The film is shot beautifully, almost as if Kubrick shot some vacation footage. Giorgio Giampà’s stellar score would be perfect in any Argento flick, and is definitely the most overt aspect of setting the film firmly within the horror genre. Yet of course even this manipulation through sound is part of the clever machinations of the film, guiding us along as narrative where we’re convinced there’s going to be some supernatural underbelly to the whole affair. Giving nothing away, the true terror of the entire film is how conventional it all is.

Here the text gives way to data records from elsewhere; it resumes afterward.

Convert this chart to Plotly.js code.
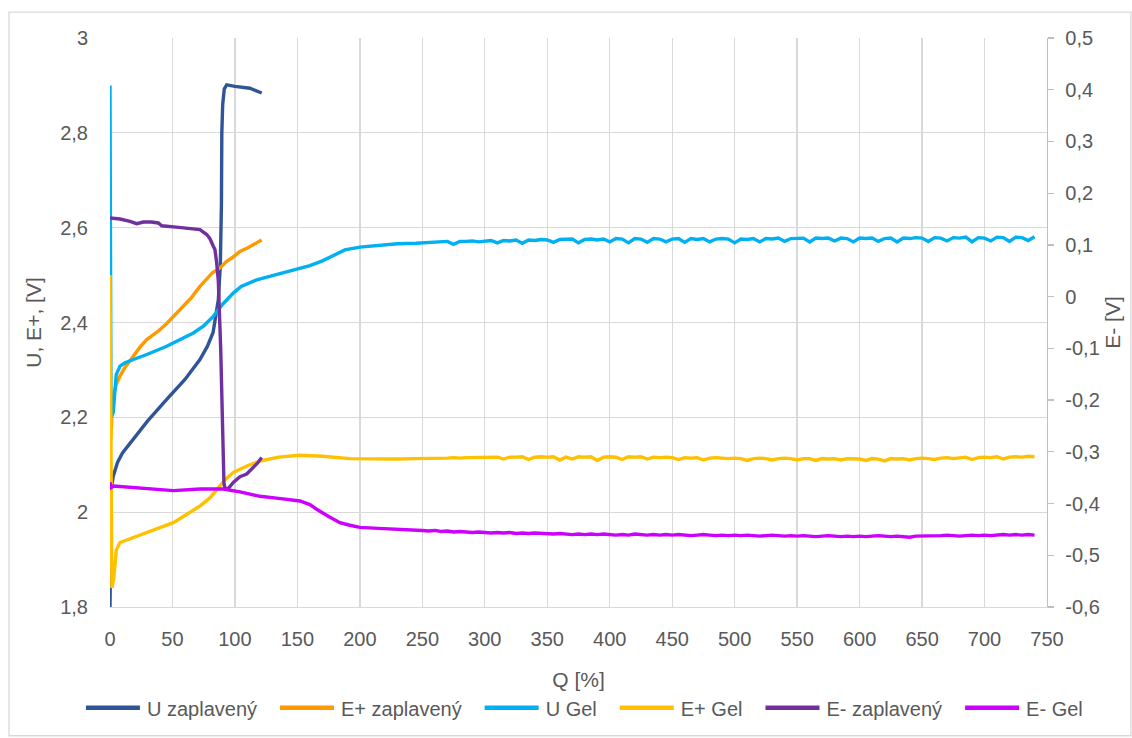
<!DOCTYPE html>
<html>
<head>
<meta charset="utf-8">
<script src="https://cdn.plot.ly/plotly-3.0.1.min.js"></script>
<style>html,body{margin:0;padding:0;background:#fff}#chart{width:1132px;height:738px}</style>
</head>
<body>
<div id="chart"></div>
<script>
// ---- data ----
const seriesNames = ['U zaplavený','E+ zaplavený','U Gel','E+ Gel','E- zaplavený','E- Gel'];

const qUZap = [0,0.5,1,2.6,6,10,18.7,30,45.4,60,72,78,82.5,86.7,88.3,89.2,89.5,90.2,91.5,93.4,100,112,121.4];
const uZap  = [1.8,1.93,2.05,2.076,2.105,2.125,2.154,2.192,2.238,2.28,2.322,2.35,2.379,2.448,2.52,2.65,2.8,2.86,2.893,2.901,2.898,2.894,2.884];

const qEpZap = [0,0.5,1.5,2.6,5,8,12,18.7,24,29.4,35,38.7,45,56,65,72,77.4,82,88,93.4,98,104,110,116,121.4];
const epZap  = [2.2,2.15,2.2,2.245,2.27,2.287,2.305,2.329,2.348,2.364,2.375,2.382,2.397,2.427,2.452,2.476,2.491,2.505,2.515,2.529,2.537,2.55,2.557,2.565,2.574];

const qEnZap = [0,8,16,21.4,26.7,33,38.7,41.4,55,66.7,72,77.4,80,82.7,84,85.4,86.7,88.6,90.2,91.2,92,94.7,98.7,104,109.4,114.7,118,121.4];
const enZap  = [0.152,0.150,0.1455,0.141,0.1443,0.1443,0.1424,0.137,0.134,0.131,0.1295,0.12,0.112,0.0973,0.091,0.065,0.03,-0.10,-0.295,-0.36,-0.371,-0.371,-0.359,-0.348,-0.343,-0.33,-0.322,-0.311];

const qUGelHead = [0,0.3,0.8,2.6,5,8,12,18.7,30,45.4,55,66.7,75,82.7,90,98.7,105,117.4,130,140,152,160,170,180,188,200,215,230,245];
const uGelHead  = [2.9,2.5,2.2,2.21,2.29,2.308,2.315,2.322,2.333,2.35,2.362,2.378,2.393,2.413,2.438,2.462,2.476,2.49,2.499,2.506,2.514,2.52,2.53,2.543,2.553,2.559,2.563,2.566,2.567];

const qEpGelHead = [0,0.5,1.5,3,5,8,18.7,35,50.7,60,72,80,85.4,92,98.7,110,120,135,152,170,192,210,230,245];
const epGelHead  = [2.5,2.1,1.84,1.86,1.92,1.936,1.947,1.962,1.978,1.993,2.013,2.03,2.048,2.068,2.084,2.098,2.108,2.116,2.12,2.118,2.113,2.112,2.112,2.113];

const qEnGelHead = [0,1,3,8,25,50.7,72,90.7,105,120,135,152,160,165.4,175,184,192,200,215,229.5,245];
const enGelHead  = [-0.359,-0.369,-0.366,-0.367,-0.371,-0.375,-0.372,-0.372,-0.378,-0.386,-0.39,-0.395,-0.402,-0.411,-0.425,-0.437,-0.442,-0.446,-0.448,-0.449,-0.451];

const qGelTail = [250,255,260,265,270,275,280,285,290,295,
  300,305,310,315,320,325,330,335,340,345,
  350,355,360,365,370,375,380,385,390,395,
  400,405,410,415,420,425,430,435,440,445,
  450,455,460,465,470,475,480,485,490,495,
  500,505,510,515,520,525,530,535,540,545,
  550,555,560,565,570,575,580,585,590,595,
  600,605,610,615,620,625,630,635,640,645,
  650,655,660,665,670,675,680,685,690,695,
  700,705,710,715,720,725,730,735,740];

const uGelTail = [2.568,2.569,2.569,2.570,2.571,2.565,2.571,2.571,2.572,2.570,
  2.572,2.573,2.568,2.573,2.572,2.574,2.567,2.574,2.573,2.575,
  2.574,2.569,2.575,2.575,2.576,2.568,2.575,2.576,2.574,2.576,
  2.570,2.577,2.576,2.568,2.577,2.576,2.569,2.577,2.576,2.570,
  2.576,2.577,2.569,2.577,2.575,2.577,2.570,2.576,2.577,2.576,
  2.568,2.576,2.575,2.577,2.570,2.577,2.576,2.578,2.571,2.577,
  2.577,2.578,2.570,2.578,2.577,2.578,2.572,2.578,2.577,2.570,
  2.578,2.577,2.578,2.571,2.577,2.578,2.570,2.578,2.577,2.579,
  2.578,2.571,2.579,2.578,2.572,2.579,2.578,2.580,2.570,2.579,
  2.578,2.572,2.580,2.579,2.571,2.580,2.579,2.573,2.581];

const epGelTail = [2.113,2.113,2.114,2.114,2.114,2.115,2.114,2.115,2.115,2.115,
  2.116,2.115,2.116,2.112,2.116,2.116,2.117,2.111,2.116,2.117,
  2.116,2.117,2.110,2.116,2.112,2.117,2.116,2.117,2.109,2.116,
  2.117,2.116,2.111,2.117,2.116,2.117,2.112,2.116,2.115,2.116,
  2.115,2.111,2.115,2.114,2.115,2.110,2.114,2.115,2.114,2.113,
  2.114,2.113,2.109,2.113,2.114,2.113,2.110,2.113,2.114,2.113,
  2.110,2.113,2.113,2.109,2.113,2.112,2.113,2.110,2.113,2.113,
  2.112,2.109,2.113,2.112,2.108,2.113,2.112,2.113,2.110,2.113,
  2.114,2.113,2.111,2.114,2.115,2.113,2.115,2.116,2.111,2.115,
  2.116,2.115,2.117,2.112,2.116,2.117,2.116,2.118,2.117];

const enGelTail = [-0.452,-0.453,-0.452,-0.454,-0.453,-0.455,-0.454,-0.455,-0.456,-0.455,
  -0.456,-0.457,-0.456,-0.457,-0.456,-0.458,-0.457,-0.458,-0.457,-0.458,
  -0.458,-0.459,-0.458,-0.459,-0.460,-0.459,-0.460,-0.459,-0.460,-0.459,
  -0.460,-0.461,-0.460,-0.461,-0.459,-0.460,-0.461,-0.460,-0.461,-0.460,
  -0.461,-0.460,-0.461,-0.462,-0.461,-0.460,-0.461,-0.462,-0.461,-0.462,
  -0.461,-0.462,-0.461,-0.462,-0.463,-0.462,-0.461,-0.462,-0.463,-0.462,
  -0.463,-0.462,-0.463,-0.464,-0.463,-0.462,-0.463,-0.464,-0.463,-0.464,
  -0.463,-0.464,-0.463,-0.462,-0.463,-0.464,-0.463,-0.464,-0.465,-0.463,
  -0.463,-0.462,-0.463,-0.462,-0.461,-0.462,-0.463,-0.462,-0.461,-0.462,
  -0.461,-0.462,-0.461,-0.460,-0.461,-0.460,-0.461,-0.460,-0.461];

const xTickVals = [0,50,100,150,200,250,300,350,400,450,500,550,600,650,700,750];
const yLeftTickVals = [1.8,2,2.2,2.4,2.6,2.8,3];
const yLeftTickText = ['1,8','2','2,2','2,4','2,6','2,8','3'];
const yRightTickVals = [-0.6,-0.5,-0.4,-0.3,-0.2,-0.1,0,0.1,0.2,0.3,0.4,0.5];
const yRightTickText = ['-0,6','-0,5','-0,4','-0,3','-0,2','-0,1','0','0,1','0,2','0,3','0,4','0,5'];

const colors = ['#2F5597','#FF9900','#00B0F0','#FFC000','#7030A0','#CC00FF'];

// ---- traces ----
const lw = 3.4;
const traces = [
  {x:qUZap, y:uZap, name:seriesNames[0], line:{color:colors[0],width:lw}, yaxis:'y'},
  {x:qEpZap, y:epZap, name:seriesNames[1], line:{color:colors[1],width:lw}, yaxis:'y'},
  {x:qUGelHead.concat(qGelTail), y:uGelHead.concat(uGelTail), name:seriesNames[2], line:{color:colors[2],width:lw}, yaxis:'y'},
  {x:qEpGelHead.concat(qGelTail), y:epGelHead.concat(epGelTail), name:seriesNames[3], line:{color:colors[3],width:lw}, yaxis:'y'},
  {x:qEnZap, y:enZap, name:seriesNames[4], line:{color:colors[4],width:lw}, yaxis:'y2'},
  {x:qEnGelHead.concat(qGelTail), y:enGelHead.concat(enGelTail), name:seriesNames[5], line:{color:colors[5],width:lw}, yaxis:'y2'}
].map(t => Object.assign({type:'scatter', mode:'lines', hoverinfo:'skip'}, t));

const fam = 'Liberation Sans, Arial, sans-serif';
const font = {family:fam, size:20, color:'#595959'};
const titleFont = {family:fam, size:21, color:'#595959'};
const grid = '#D9D9D9';

const layout = {
  width:1132, height:738,
  margin:{l:110, r:85, t:38, b:130},
  paper_bgcolor:'#fff', plot_bgcolor:'#fff',
  font:font,
  separators:', ',
  showlegend:true,
  legend:{orientation:'h', x:-0.0374, xanchor:'left', y:-0.175, yanchor:'middle',
    font:font, itemwidth:56, tracegroupgap:0, bgcolor:'rgba(0,0,0,0)'},
  xaxis:{
    range:[0,750], tickmode:'array', tickvals:xTickVals,
    showgrid:true, gridcolor:grid, gridwidth:1.3, zeroline:false,
    showline:true, linecolor:grid, linewidth:1.3, ticks:'',
    tickfont:font, ticklabelstandoff:14,
    title:{text:'Q [%]', font:titleFont, standoff:23}
  },
  yaxis:{
    range:[1.8,3], tickmode:'array', tickvals:yLeftTickVals, ticktext:yLeftTickText,
    showgrid:true, gridcolor:grid, gridwidth:1.3, zeroline:false, showline:false, ticks:'',
    tickfont:font, ticklabelstandoff:21,
    title:{text:'U, E+, [V]', font:titleFont, standoff:12}
  },
  yaxis2:{
    range:[-0.6,0.5], overlaying:'y', side:'right', tickmode:'array', tickvals:yRightTickVals, ticktext:yRightTickText,
    showgrid:false, zeroline:false, showline:true, linecolor:'#BFBFBF', linewidth:1.3,
    ticks:'outside', ticklen:6, tickcolor:'#BFBFBF', tickwidth:1.3,
    tickfont:font, ticklabelstandoff:7,
    title:{text:'E- [V]', font:titleFont, standoff:6}
  },
  shapes:[{type:'rect', xref:'paper', yref:'paper', x0:-0.1078, x1:1.0896, y0:-0.2263, y1:1.0456,
    line:{color:grid, width:1.3}, fillcolor:'rgba(0,0,0,0)', layer:'below'}]
};

Plotly.newPlot('chart', traces, layout, {displayModeBar:false, staticPlot:true}).then(gd => {
  // legend styling: longer swatches and wider spacing, as in the reference
  const sb = gd.querySelector('.legend .scrollbox');
  if (sb) sb.removeAttribute('clip-path');
  gd.querySelectorAll('.legend .traces').forEach((g, i) => {
    const tr = g.getAttribute('transform') || '';
    const m = /translate\(\s*([-\d.e]+)[ ,]+([-\d.e]+)\s*\)/.exec(tr);
    if (m) {
      const nx = parseFloat(m[1]) + 13 * i + 3;
      g.setAttribute('transform', 'translate(' + nx + ',' + m[2] + ')');
    }
    const p = g.querySelector('.legendlines path');
    if (p) { p.setAttribute('d', 'M8,0h54'); p.style.strokeWidth = '4.5px'; }
    const t = g.querySelector('text.legendtext');
    if (t) t.setAttribute('x', (parseFloat(t.getAttribute('x')) || 0) + 3);
  });
});
</script>
</body>
</html>
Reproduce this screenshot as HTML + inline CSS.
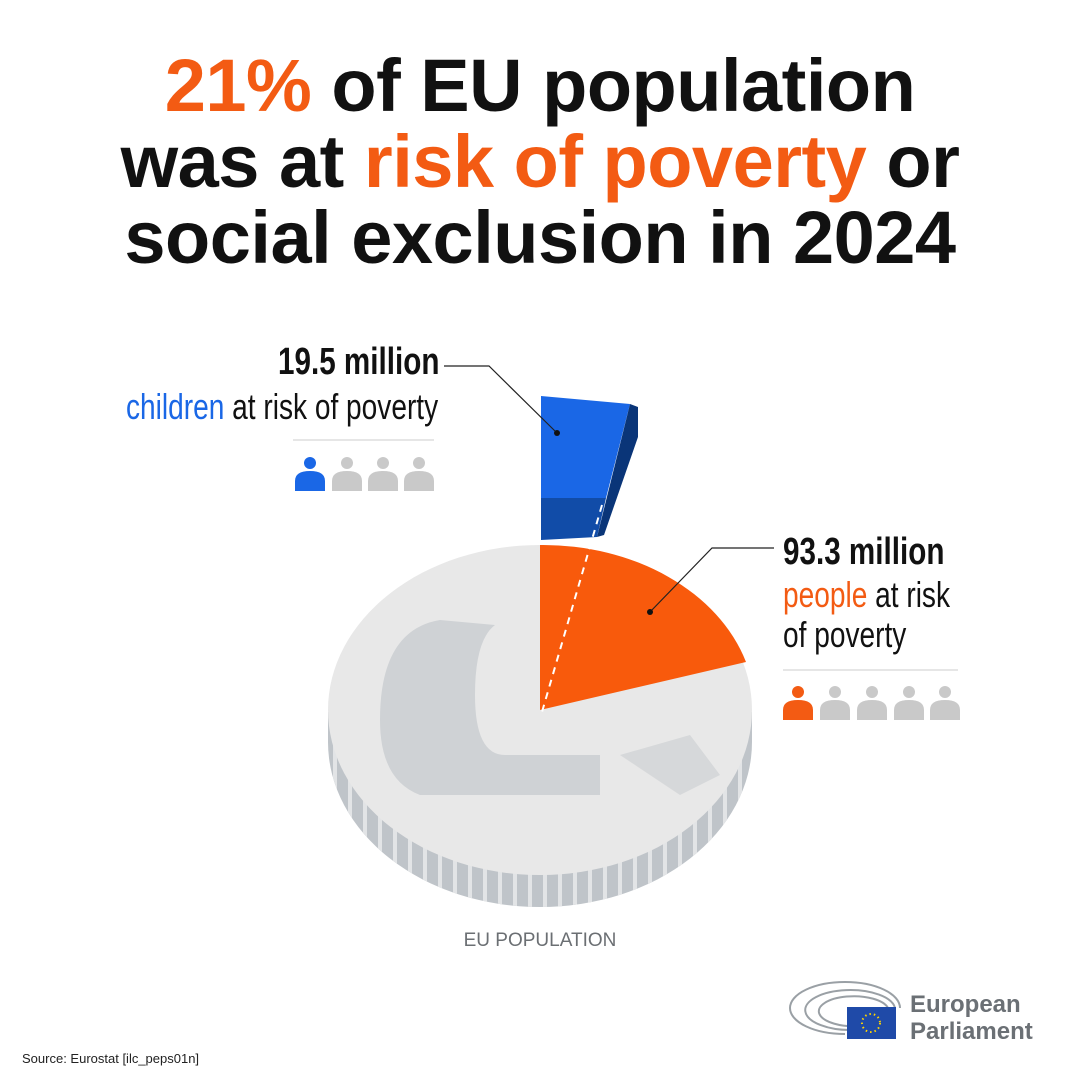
<!DOCTYPE html>
<html><head><meta charset="utf-8"><style>
body{margin:0;width:1080px;height:1080px;background:#fff;position:relative;overflow:hidden;font-family:"Liberation Sans",sans-serif}
.t{position:absolute;left:0;width:1080px;text-align:center;font-weight:bold;font-size:74px;letter-spacing:-0.5px;color:#111;line-height:76px}
.o{color:#f35b13}
.n{position:absolute;white-space:nowrap;transform-origin:0 0;transform:scaleX(0.78);color:#111}
</style></head><body>
<div class="t" style="top:48px"><span class="o">21%</span> of EU population</div>
<div class="t" style="top:124px">was at <span class="o">risk of poverty</span> or</div>
<div class="t" style="top:200px">social exclusion in 2024</div>

<svg width="1080" height="1080" style="position:absolute;left:0;top:0">
 <defs>
  <clipPath id="side"><path d="M328,712 L328,742 A212,165 0 0 0 752,742 L752,712 Z"/></clipPath>
  <g id="p"><circle cx="15" cy="6" r="6"/><path d="M0,34 L0,24 Q0,14 15,14 Q30,14 30,24 L30,34 Z"/></g>
 </defs>
 <!-- coin side -->
 <path d="M328,712 L328,742 A212,165 0 0 0 752,742 L752,712 Z" fill="#bfc4c9"/>
 <g clip-path="url(#side)" stroke="#e2e4e6" stroke-width="4">
  <path d="M335,700v230M350,700v230M365,700v230M380,700v230M395,700v230M410,700v230M425,700v230M440,700v230M455,700v230M470,700v230M485,700v230M500,700v230M515,700v230M530,700v230M545,700v230M560,700v230M575,700v230M590,700v230M605,700v230M620,700v230M635,700v230M650,700v230M665,700v230M680,700v230M695,700v230M710,700v230M725,700v230M740,700v230"/>
 </g>
 <ellipse cx="540" cy="710" rx="212" ry="165" fill="#e8e8e8"/>
 <!-- euro symbol faint -->
 <path d="M440,620 q-60,10 -60,100 q0,60 40,75 l180,0 l0,-40 l-95,0 q-30,0 -30,-60 q0,-55 20,-70 z" fill="#cfd2d5"/>
 <path d="M620,755 l60,40 l40,-20 l-30,-40 z" fill="#d6d8da"/>
 <path d="M540,710 L540,545 A212,165 0 0 1 746,662 Z" fill="#f85a0c"/>
 <!-- blue piece -->
 <path d="M541,396 L630,404 L606,498 L541,498 Z" fill="#1a67e6"/>
 <path d="M541,498 L606,498 L597,537 L541,540 Z" fill="#114ca8"/>
 <path d="M630,404 L638,407 L638,437 L604,535 L597,537 Z" fill="#0a3578"/>
 <line x1="602" y1="505" x2="542" y2="712" stroke="#fff" stroke-width="2" stroke-dasharray="7,6"/>
 <!-- leaders -->
 <polyline points="444,366 489,366 557,433" fill="none" stroke="#222" stroke-width="1.2"/>
 <circle cx="557" cy="433" r="3" fill="#111"/>
 <polyline points="774,548 712,548 650,612" fill="none" stroke="#222" stroke-width="1.2"/>
 <circle cx="650" cy="612" r="3" fill="#111"/>
 <line x1="293" y1="440" x2="434" y2="440" stroke="#ddd" stroke-width="1.5"/>
 <line x1="783" y1="670" x2="958" y2="670" stroke="#ddd" stroke-width="1.5"/>
 <use href="#p" x="295" y="457" fill="#1a67e6"/>
 <use href="#p" x="332" y="457" fill="#c9c9c9"/>
 <use href="#p" x="368" y="457" fill="#c9c9c9"/>
 <use href="#p" x="404" y="457" fill="#c9c9c9"/>
 <use href="#p" x="783" y="686" fill="#f35b13"/>
 <use href="#p" x="820" y="686" fill="#c9c9c9"/>
 <use href="#p" x="857" y="686" fill="#c9c9c9"/>
 <use href="#p" x="894" y="686" fill="#c9c9c9"/>
 <use href="#p" x="930" y="686" fill="#c9c9c9"/>
 <!-- EP logo -->
 <g fill="none" stroke="#9aa0a5" stroke-width="2">
  <path d="M845,1034 A55,26 0 1 1 900,1008"/>
  <path d="M853,1030 A45,20 0 1 1 895,1008"/>
  <path d="M860,1026 A35,15 0 1 1 888,1008"/>
 </g>
 <rect x="847" y="1007" width="49" height="32" fill="#1f4aa8"/>
 <circle cx="871" cy="1023" r="9" fill="none" stroke="#ffd500" stroke-width="2" stroke-dasharray="1.5,3"/>
</svg>

<div class="n" style="left:278px;top:341px;font-weight:bold;font-size:38px;width:200px;text-align:right">19.5 million</div>
<div class="n" style="left:126px;top:386px;font-size:36px;width:396px;text-align:right"><span style="color:#1a67e6">children</span> at risk of poverty</div>
<div class="n" style="left:783px;top:531px;font-weight:bold;font-size:38px">93.3 million</div>
<div class="n" style="left:783px;top:574px;font-size:36px"><span style="color:#f35b13">people</span> at risk</div>
<div class="n" style="left:783px;top:614px;font-size:36px">of poverty</div>

<div style="position:absolute;left:0;width:1080px;top:930px;text-align:center;color:#6b6f73;font-size:19px">EU POPULATION</div>
<div style="position:absolute;left:910px;top:991px;color:#6b7075;font-size:24px;line-height:27px;font-weight:bold;">European<br>Parliament</div>
<div style="position:absolute;left:22px;top:1051px;color:#222;font-size:13px">Source: Eurostat [ilc_peps01n]</div>
</body></html>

Creepy, clever and caustic, Time Share is a terrific film that crawls under your skin by providing deeply resonant moments for anyone that’s been subject to such supercilious silliness at a resort. It’s a film that’s all the more effective as the mood it sets is echoed any time one is asked to participate poolside or signup for a wonderful investment opportunity, far more common than stumbling upon a demon in your daily travels. Hofmann’s work is both mature and effective, and unlike so many films that will rely upon arterial spray, severed limbs or some psychopathic or paranormal nonsense, his film leaves one with a lasting dread not soon forgotten.